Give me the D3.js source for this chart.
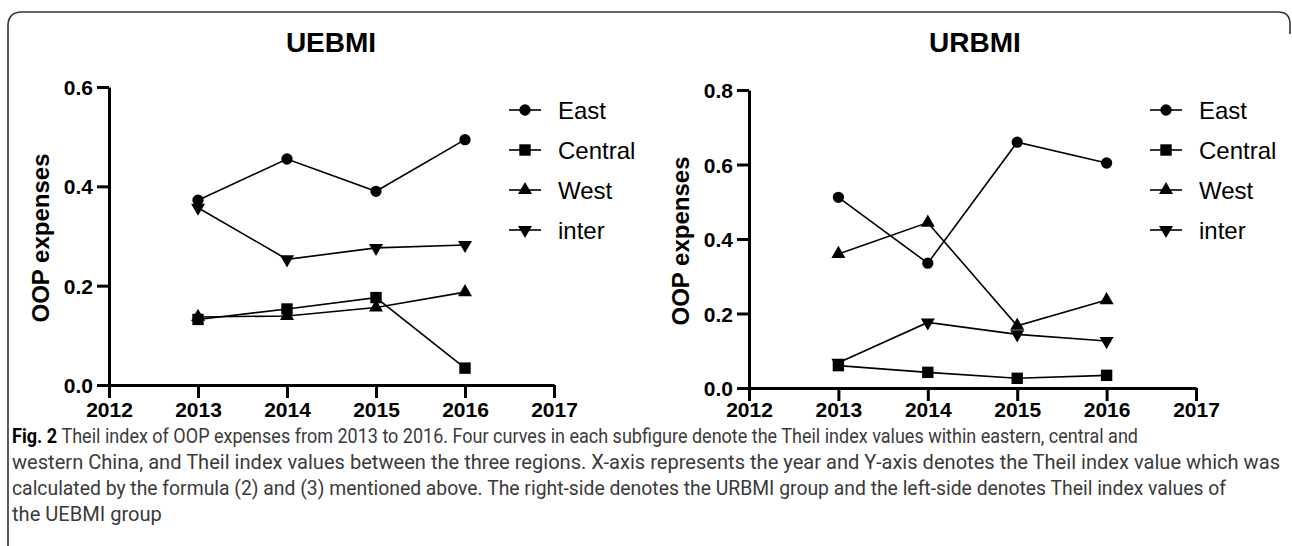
<!DOCTYPE html>
<html>
<head>
<meta charset="utf-8">
<script src="https://cdn.jsdelivr.net/npm/d3@7"></script>
<style>
  body { margin: 0; background: #fff; }
  svg { display: block; }
  .tick text { font-family: "Liberation Sans", Arial, sans-serif; font-weight: bold; font-size: 21px; fill: #000; }
</style>
</head>
<body>
<div id="chart"></div>
<script>
// years and series
var years = [2013, 2014, 2015, 2016];
var seriesNames = ["East", "Central", "West", "inter"];
var xTicks = [2012, 2013, 2014, 2015, 2016, 2017];

var uebmiEast    = [0.372, 0.455, 0.390, 0.494];
var uebmiCentral = [0.132, 0.153, 0.176, 0.034];
var uebmiWest    = [0.137, 0.139, 0.156, 0.187];
var uebmiInter   = [0.357, 0.253, 0.276, 0.282];

var urbmiEast    = [0.512, 0.335, 0.660, 0.604];
var urbmiCentral = [0.060, 0.042, 0.026, 0.034];
var urbmiWest    = [0.360, 0.444, 0.167, 0.236];
var urbmiInter   = [0.068, 0.176, 0.144, 0.126];

var uebmiTicks = [0.0, 0.2, 0.4, 0.6];
var urbmiTicks = [0.0, 0.2, 0.4, 0.6, 0.8];

var captionLines = [
  "Theil index of OOP expenses from 2013 to 2016. Four curves in each subfigure denote the Theil index values within eastern, central and",
  "western China, and Theil index values between the three regions. X-axis represents the year and Y-axis denotes the Theil index value which was",
  "calculated by the formula (2) and (3) mentioned above. The right-side denotes the URBMI group and the left-side denotes Theil index values of",
  "the UEBMI group"
];

var width = 1292, height = 546;

var svg = d3.select("#chart").append("svg")
    .attr("width", width)
    .attr("height", height);

// figure frame
svg.append("path")
    .attr("d", "M8,546 L8,26 Q8,12 22,12 L1278,12 Q1290,12 1290,24 L1290,34")
    .attr("fill", "none")
    .attr("stroke", "#333")
    .attr("stroke-width", 1.6);

var symbols = {
    "East": d3.symbol().type(d3.symbolCircle).size(100),
    "Central": d3.symbol().type(d3.symbolSquare).size(130),
    "West": d3.symbol().type(d3.symbolTriangle).size(85),
    "inter": d3.symbol().type(d3.symbolTriangle).size(85)
};

function drawPanel(p) {
    var x = d3.scaleLinear().domain([2012, 2017]).range([p.left, p.right]);
    var y = d3.scaleLinear().domain([0, p.ymax]).range([p.bottom, p.top]);

    var g = svg.append("g");

    g.append("text")
        .attr("x", p.titleX).attr("y", 52)
        .attr("text-anchor", "middle")
        .style("font-family", "'Liberation Sans', Arial, sans-serif")
        .style("font-weight", "bold")
        .style("font-size", "28px")
        .text(p.title);

    g.append("text")
        .attr("transform", "translate(" + p.labelX + "," + p.labelY + ") rotate(-90)")
        .attr("text-anchor", "middle")
        .style("font-family", "'Liberation Sans', Arial, sans-serif")
        .style("font-weight", "bold")
        .style("font-size", "24px")
        .text("OOP expenses");

    var xAxis = g.append("g")
        .attr("transform", "translate(0," + p.bottom + ")")
        .call(d3.axisBottom(x).tickValues(xTicks).tickFormat(d3.format("d")).tickSize(13).tickSizeOuter(0).tickPadding(p.pad));

    var yAxis = g.append("g")
        .attr("transform", "translate(" + p.left + ",0)")
        .call(d3.axisLeft(y).tickValues(p.ticks).tickFormat(d3.format(".1f")).tickSize(12).tickSizeOuter(0).tickPadding(4));

    [xAxis, yAxis].forEach(function(a) {
        a.select(".domain").attr("stroke", "#000").attr("stroke-width", 3);
        a.selectAll(".tick line").attr("stroke", "#000").attr("stroke-width", 3);
    });
    yAxis.selectAll(".tick text").attr("dy", "0.36em");

    var line = d3.line()
        .x(function(d, i) { return x(years[i]); })
        .y(function(d) { return y(d); });

    p.series.forEach(function(vals) {
        g.append("path")
            .attr("d", line(vals))
            .attr("fill", "none")
            .attr("stroke", "#000")
            .attr("stroke-width", 1.6);
    });

    // markers: inter and West underneath, then Central and East
    [3, 2, 1, 0].forEach(function(k) {
        var name = seriesNames[k];
        g.selectAll(".m" + k)
            .data(p.series[k])
            .enter().append("path")
            .attr("d", symbols[name]())
            .attr("fill", "#000")
            .attr("transform", function(d, i) {
                return "translate(" + x(years[i]) + "," + y(d) + ")" + (name == "inter" ? " rotate(180)" : "");
            });
    });

    // legend
    var lg = g.selectAll(".legend")
        .data(seriesNames)
        .enter().append("g")
        .attr("transform", function(d, i) { return "translate(" + p.legendX + "," + (110 + i * 40) + ")"; });

    lg.append("line")
        .attr("x1", -16).attr("x2", 16)
        .attr("stroke", "#000").attr("stroke-width", 1.6);

    lg.append("path")
        .attr("d", function(d) { return symbols[d](); })
        .attr("fill", "#000")
        .attr("transform", function(d) { return d == "inter" ? "rotate(180)" : null; });

    lg.append("text")
        .attr("x", 33).attr("dy", "0.36em")
        .style("font-family", "'Liberation Sans', Arial, sans-serif")
        .style("font-size", "24px")
        .text(function(d) { return d; });
}

drawPanel({
    title: "UEBMI", titleX: 331,
    labelX: 49, labelY: 238,
    left: 109, right: 554, top: 87, bottom: 385,
    ymax: 0.6, ticks: uebmiTicks, pad: 4,
    legendX: 525,
    series: [uebmiEast, uebmiCentral, uebmiWest, uebmiInter]
});

drawPanel({
    title: "URBMI", titleX: 975,
    labelX: 689, labelY: 241,
    left: 749, right: 1196, top: 90, bottom: 388,
    ymax: 0.8, ticks: urbmiTicks, pad: 1,
    legendX: 1166,
    series: [urbmiEast, urbmiCentral, urbmiWest, urbmiInter]
});

// caption, squeezed to the widths of the printed lines
var capEnds = [1138, 1280, 1226, null];
var cap = svg.append("g")
    .style("font-family", "Roboto, 'Liberation Sans', sans-serif")
    .style("font-size", "20px")
    .style("fill", "#3a3a3a");

var ratio = 1;
captionLines.forEach(function(t, i) {
    var tx = cap.append("text")
        .attr("x", 12)
        .attr("y", 443 + i * 26);
    if (i == 0) {
        tx.append("tspan").style("font-weight", "bold").style("fill", "#000").text("Fig. 2 ");
    }
    tx.append("tspan").text(t);
    var natural = tx.node().getComputedTextLength();
    var target = capEnds[i] != null ? capEnds[i] - 12 : natural * ratio;
    if (i == 1) ratio = target / natural;
    tx.attr("textLength", target).attr("lengthAdjust", "spacingAndGlyphs");
});
</script>
</body>
</html>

____

● Work required
Take the material above from its first line through the line holding "var urbmiTicks = [0.0, 0.2, 0.4, 0.6, 0.8];" and set it down exactly, without the pictures.

● Answer in full
Give me the D3.js source for this chart.
<!DOCTYPE html>
<html>
<head>
<meta charset="utf-8">
<script src="https://cdn.jsdelivr.net/npm/d3@7"></script>
<style>
  body { margin: 0; background: #fff; }
  svg { display: block; }
  .tick text { font-family: "Liberation Sans", Arial, sans-serif; font-weight: bold; font-size: 21px; fill: #000; }
</style>
</head>
<body>
<div id="chart"></div>
<script>
// years and series
var years = [2013, 2014, 2015, 2016];
var seriesNames = ["East", "Central", "West", "inter"];
var xTicks = [2012, 2013, 2014, 2015, 2016, 2017];

var uebmiEast    = [0.372, 0.455, 0.390, 0.494];
var uebmiCentral = [0.132, 0.153, 0.176, 0.034];
var uebmiWest    = [0.137, 0.139, 0.156, 0.187];
var uebmiInter   = [0.357, 0.253, 0.276, 0.282];

var urbmiEast    = [0.512, 0.335, 0.660, 0.604];
var urbmiCentral = [0.060, 0.042, 0.026, 0.034];
var urbmiWest    = [0.360, 0.444, 0.167, 0.236];
var urbmiInter   = [0.068, 0.176, 0.144, 0.126];

var uebmiTicks = [0.0, 0.2, 0.4, 0.6];
var urbmiTicks = [0.0, 0.2, 0.4, 0.6, 0.8];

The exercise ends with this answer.